[begin Records to use]

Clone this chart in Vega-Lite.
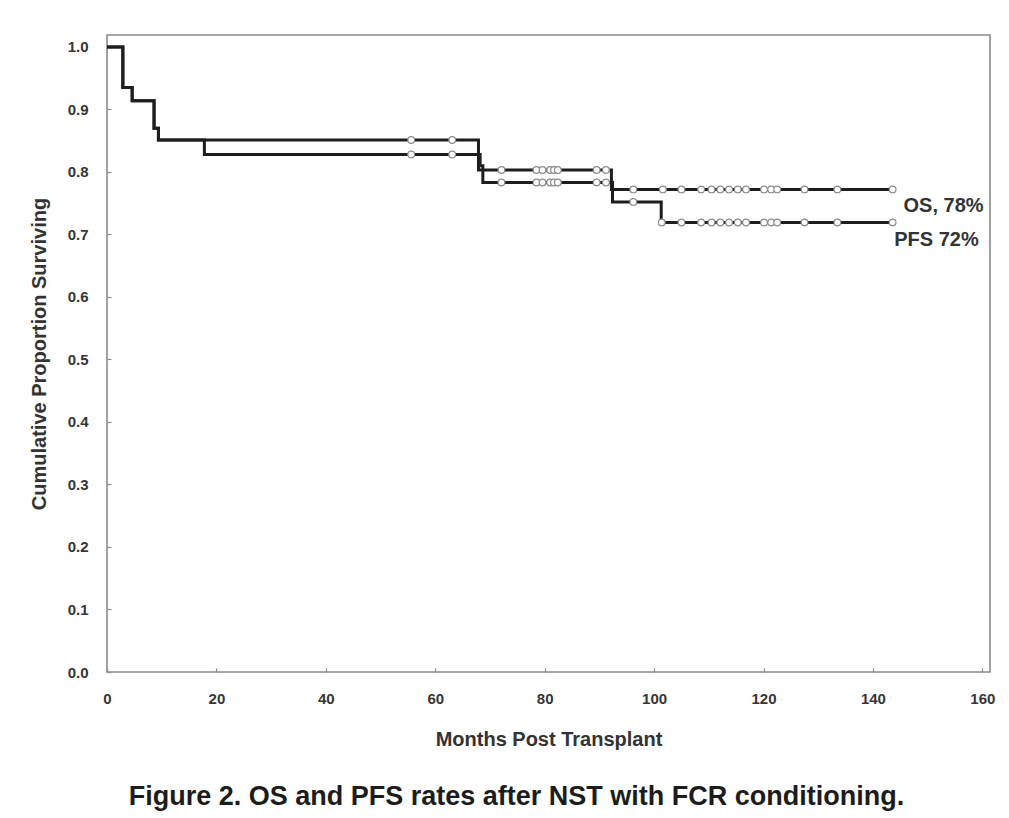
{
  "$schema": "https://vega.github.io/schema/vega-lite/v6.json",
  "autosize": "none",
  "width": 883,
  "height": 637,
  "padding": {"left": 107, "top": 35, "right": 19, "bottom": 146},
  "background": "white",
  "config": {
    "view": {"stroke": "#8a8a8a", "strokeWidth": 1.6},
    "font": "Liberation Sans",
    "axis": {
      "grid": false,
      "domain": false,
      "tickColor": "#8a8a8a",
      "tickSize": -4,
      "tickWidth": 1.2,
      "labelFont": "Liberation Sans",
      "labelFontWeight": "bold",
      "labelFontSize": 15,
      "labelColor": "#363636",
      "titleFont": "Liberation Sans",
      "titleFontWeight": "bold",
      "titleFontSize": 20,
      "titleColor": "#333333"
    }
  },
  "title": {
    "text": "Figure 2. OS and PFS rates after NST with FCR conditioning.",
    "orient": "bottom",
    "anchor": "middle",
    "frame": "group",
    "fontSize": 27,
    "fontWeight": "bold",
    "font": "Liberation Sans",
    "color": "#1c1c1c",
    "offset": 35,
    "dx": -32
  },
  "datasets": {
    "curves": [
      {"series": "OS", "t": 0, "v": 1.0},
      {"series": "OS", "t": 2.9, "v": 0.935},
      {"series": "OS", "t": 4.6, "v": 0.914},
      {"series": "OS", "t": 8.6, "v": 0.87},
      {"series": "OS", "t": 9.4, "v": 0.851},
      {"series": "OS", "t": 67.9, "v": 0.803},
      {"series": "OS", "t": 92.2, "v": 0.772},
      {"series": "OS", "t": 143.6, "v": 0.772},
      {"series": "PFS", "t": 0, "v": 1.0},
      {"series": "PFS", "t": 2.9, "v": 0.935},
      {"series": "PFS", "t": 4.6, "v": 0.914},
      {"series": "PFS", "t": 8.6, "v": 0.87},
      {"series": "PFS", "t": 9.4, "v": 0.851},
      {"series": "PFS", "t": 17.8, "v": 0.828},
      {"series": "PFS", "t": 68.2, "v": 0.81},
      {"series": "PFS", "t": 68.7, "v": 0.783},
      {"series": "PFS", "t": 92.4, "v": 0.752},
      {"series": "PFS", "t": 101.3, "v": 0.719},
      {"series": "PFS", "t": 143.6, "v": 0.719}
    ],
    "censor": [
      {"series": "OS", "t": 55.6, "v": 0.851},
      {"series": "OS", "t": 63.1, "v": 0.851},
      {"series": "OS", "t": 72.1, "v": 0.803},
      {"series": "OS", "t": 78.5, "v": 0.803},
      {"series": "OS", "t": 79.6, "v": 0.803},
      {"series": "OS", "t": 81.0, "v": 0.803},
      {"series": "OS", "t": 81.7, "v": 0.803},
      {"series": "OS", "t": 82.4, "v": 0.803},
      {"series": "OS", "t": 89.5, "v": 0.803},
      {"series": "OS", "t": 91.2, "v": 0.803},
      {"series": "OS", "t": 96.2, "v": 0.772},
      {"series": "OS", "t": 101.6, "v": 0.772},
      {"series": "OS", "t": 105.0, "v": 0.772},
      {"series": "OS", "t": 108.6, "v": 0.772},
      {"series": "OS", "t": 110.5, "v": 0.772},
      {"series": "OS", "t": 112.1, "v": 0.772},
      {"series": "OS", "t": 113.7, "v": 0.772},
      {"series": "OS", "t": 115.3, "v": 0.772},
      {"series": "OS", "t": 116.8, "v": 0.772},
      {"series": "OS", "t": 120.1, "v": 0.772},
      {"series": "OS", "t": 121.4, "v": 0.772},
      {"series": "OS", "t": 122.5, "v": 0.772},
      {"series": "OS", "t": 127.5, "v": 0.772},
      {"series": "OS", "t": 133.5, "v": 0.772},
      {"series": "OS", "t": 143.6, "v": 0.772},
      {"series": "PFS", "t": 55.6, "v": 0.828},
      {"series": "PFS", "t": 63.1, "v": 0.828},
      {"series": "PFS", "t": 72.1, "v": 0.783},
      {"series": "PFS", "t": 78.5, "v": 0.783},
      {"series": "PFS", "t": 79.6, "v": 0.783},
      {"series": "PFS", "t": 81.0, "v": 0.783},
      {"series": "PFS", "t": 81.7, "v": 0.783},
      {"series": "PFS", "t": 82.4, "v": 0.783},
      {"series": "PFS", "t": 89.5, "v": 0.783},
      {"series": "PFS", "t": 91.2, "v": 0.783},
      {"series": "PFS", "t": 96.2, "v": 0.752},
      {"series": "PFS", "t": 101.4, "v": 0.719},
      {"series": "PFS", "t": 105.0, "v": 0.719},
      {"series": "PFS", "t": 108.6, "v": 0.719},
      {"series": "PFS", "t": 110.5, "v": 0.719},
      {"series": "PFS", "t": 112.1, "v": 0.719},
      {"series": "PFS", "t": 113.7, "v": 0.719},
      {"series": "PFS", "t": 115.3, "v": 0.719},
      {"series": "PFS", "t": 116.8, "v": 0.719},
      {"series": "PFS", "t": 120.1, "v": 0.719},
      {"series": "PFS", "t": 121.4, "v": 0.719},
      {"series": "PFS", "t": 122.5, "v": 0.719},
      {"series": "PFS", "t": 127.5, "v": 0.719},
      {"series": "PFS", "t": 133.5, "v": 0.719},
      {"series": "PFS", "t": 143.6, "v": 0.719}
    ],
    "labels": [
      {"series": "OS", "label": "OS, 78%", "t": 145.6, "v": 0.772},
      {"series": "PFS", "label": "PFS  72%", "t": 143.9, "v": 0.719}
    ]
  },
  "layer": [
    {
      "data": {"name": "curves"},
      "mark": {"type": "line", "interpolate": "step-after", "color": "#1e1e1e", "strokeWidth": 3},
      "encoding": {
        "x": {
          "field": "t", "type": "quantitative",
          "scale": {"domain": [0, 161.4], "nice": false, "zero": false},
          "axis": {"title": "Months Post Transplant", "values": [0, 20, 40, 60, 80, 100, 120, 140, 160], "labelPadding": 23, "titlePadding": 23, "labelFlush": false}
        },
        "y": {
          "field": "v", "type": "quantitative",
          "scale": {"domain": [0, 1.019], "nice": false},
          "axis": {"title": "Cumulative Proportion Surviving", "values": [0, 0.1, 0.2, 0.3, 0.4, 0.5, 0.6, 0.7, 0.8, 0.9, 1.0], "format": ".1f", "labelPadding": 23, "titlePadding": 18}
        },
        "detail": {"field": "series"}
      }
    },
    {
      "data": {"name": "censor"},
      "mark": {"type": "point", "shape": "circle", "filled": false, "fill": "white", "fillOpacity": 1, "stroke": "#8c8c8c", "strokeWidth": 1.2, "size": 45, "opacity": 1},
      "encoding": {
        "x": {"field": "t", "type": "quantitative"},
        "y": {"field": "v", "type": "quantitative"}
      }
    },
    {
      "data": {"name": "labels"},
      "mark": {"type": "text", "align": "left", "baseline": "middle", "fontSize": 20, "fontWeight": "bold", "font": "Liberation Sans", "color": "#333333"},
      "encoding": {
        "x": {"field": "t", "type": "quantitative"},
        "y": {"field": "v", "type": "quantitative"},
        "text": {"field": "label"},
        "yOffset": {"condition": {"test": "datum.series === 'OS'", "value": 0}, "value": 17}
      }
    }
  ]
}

[end Records to use]
[begin Records to use]

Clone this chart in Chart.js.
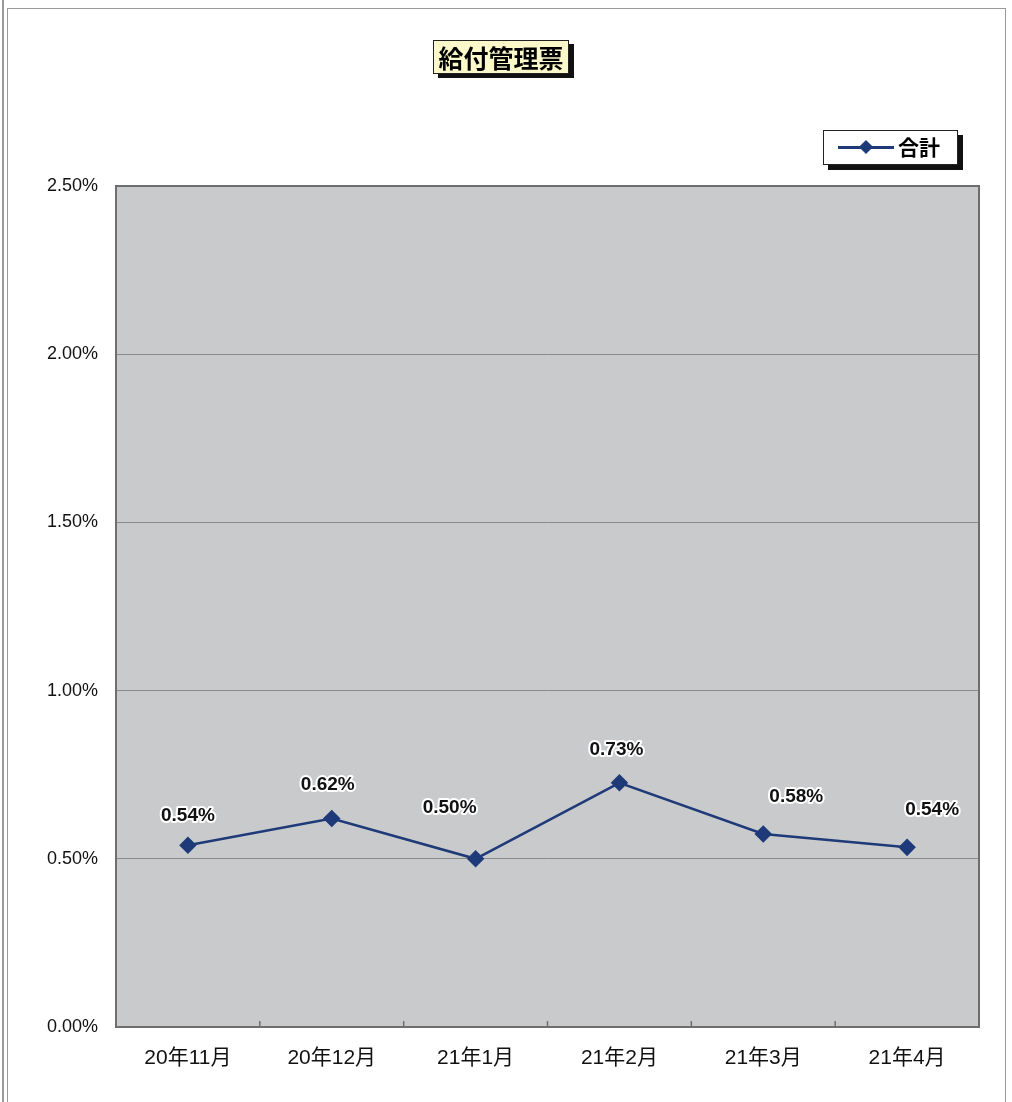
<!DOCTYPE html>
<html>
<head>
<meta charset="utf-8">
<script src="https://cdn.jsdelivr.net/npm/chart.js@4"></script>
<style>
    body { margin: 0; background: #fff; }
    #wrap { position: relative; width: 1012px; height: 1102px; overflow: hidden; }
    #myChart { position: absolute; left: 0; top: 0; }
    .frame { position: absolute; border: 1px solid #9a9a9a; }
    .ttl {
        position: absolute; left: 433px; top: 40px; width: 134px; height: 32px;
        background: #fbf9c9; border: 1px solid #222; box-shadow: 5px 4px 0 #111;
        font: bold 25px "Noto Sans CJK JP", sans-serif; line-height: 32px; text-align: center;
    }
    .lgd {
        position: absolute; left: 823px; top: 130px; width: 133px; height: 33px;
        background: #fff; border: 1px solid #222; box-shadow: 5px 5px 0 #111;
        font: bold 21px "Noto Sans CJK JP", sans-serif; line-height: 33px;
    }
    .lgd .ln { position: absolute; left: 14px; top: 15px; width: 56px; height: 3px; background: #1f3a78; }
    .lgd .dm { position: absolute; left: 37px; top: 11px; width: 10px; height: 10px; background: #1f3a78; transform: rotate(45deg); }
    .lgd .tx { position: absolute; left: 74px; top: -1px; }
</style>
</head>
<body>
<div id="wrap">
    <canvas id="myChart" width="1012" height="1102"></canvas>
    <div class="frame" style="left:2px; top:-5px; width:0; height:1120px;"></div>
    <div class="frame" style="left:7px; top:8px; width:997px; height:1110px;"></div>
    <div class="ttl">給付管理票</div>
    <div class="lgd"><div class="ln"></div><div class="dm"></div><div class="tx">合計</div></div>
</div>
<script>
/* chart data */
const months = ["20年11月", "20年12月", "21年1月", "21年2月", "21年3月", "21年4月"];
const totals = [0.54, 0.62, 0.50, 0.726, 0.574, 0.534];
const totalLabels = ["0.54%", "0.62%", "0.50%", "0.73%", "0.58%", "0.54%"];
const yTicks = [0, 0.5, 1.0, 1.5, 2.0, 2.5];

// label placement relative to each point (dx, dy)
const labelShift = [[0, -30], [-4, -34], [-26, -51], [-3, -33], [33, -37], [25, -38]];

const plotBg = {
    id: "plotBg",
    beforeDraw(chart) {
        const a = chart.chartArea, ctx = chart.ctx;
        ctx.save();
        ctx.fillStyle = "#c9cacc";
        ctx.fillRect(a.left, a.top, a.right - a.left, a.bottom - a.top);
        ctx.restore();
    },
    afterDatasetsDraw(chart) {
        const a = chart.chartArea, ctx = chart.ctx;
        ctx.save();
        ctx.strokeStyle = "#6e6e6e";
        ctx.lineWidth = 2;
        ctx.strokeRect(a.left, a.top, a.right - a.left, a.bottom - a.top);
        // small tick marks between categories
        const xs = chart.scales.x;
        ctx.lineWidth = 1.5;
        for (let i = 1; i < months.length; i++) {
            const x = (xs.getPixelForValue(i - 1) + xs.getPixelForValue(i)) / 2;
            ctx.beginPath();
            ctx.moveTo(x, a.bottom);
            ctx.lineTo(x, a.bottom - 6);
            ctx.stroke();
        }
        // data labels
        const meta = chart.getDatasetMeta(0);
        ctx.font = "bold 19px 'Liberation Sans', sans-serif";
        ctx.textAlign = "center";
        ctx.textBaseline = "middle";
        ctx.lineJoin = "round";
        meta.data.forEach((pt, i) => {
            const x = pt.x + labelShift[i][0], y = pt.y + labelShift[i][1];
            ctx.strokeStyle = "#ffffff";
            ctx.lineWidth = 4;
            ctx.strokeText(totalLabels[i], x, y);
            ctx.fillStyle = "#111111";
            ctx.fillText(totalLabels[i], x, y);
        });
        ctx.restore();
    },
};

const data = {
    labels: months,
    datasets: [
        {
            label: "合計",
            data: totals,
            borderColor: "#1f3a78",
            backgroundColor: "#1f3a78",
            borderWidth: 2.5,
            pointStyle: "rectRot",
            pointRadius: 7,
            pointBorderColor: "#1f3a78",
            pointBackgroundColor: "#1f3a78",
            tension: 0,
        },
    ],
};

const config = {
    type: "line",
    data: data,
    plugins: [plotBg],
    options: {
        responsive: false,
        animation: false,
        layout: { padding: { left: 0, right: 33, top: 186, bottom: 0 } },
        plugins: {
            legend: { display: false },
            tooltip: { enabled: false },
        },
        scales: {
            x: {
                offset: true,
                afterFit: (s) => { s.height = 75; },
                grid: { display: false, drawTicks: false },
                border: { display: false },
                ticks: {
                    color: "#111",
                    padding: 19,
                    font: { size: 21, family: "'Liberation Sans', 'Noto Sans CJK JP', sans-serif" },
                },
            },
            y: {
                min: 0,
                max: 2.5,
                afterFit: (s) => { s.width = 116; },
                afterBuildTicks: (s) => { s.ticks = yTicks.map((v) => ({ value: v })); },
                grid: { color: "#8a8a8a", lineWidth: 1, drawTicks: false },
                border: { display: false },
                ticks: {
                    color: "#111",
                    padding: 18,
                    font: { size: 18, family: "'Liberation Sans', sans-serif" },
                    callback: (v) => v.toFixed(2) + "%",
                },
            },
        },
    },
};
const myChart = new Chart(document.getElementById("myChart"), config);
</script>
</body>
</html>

[end Records to use]

■ What needs to be done
Scan the material above for the string "Clone" and report each line where you find it.

■ Complete response
Clone this chart in Vega-Lite.
Clone this chart in Chart.js.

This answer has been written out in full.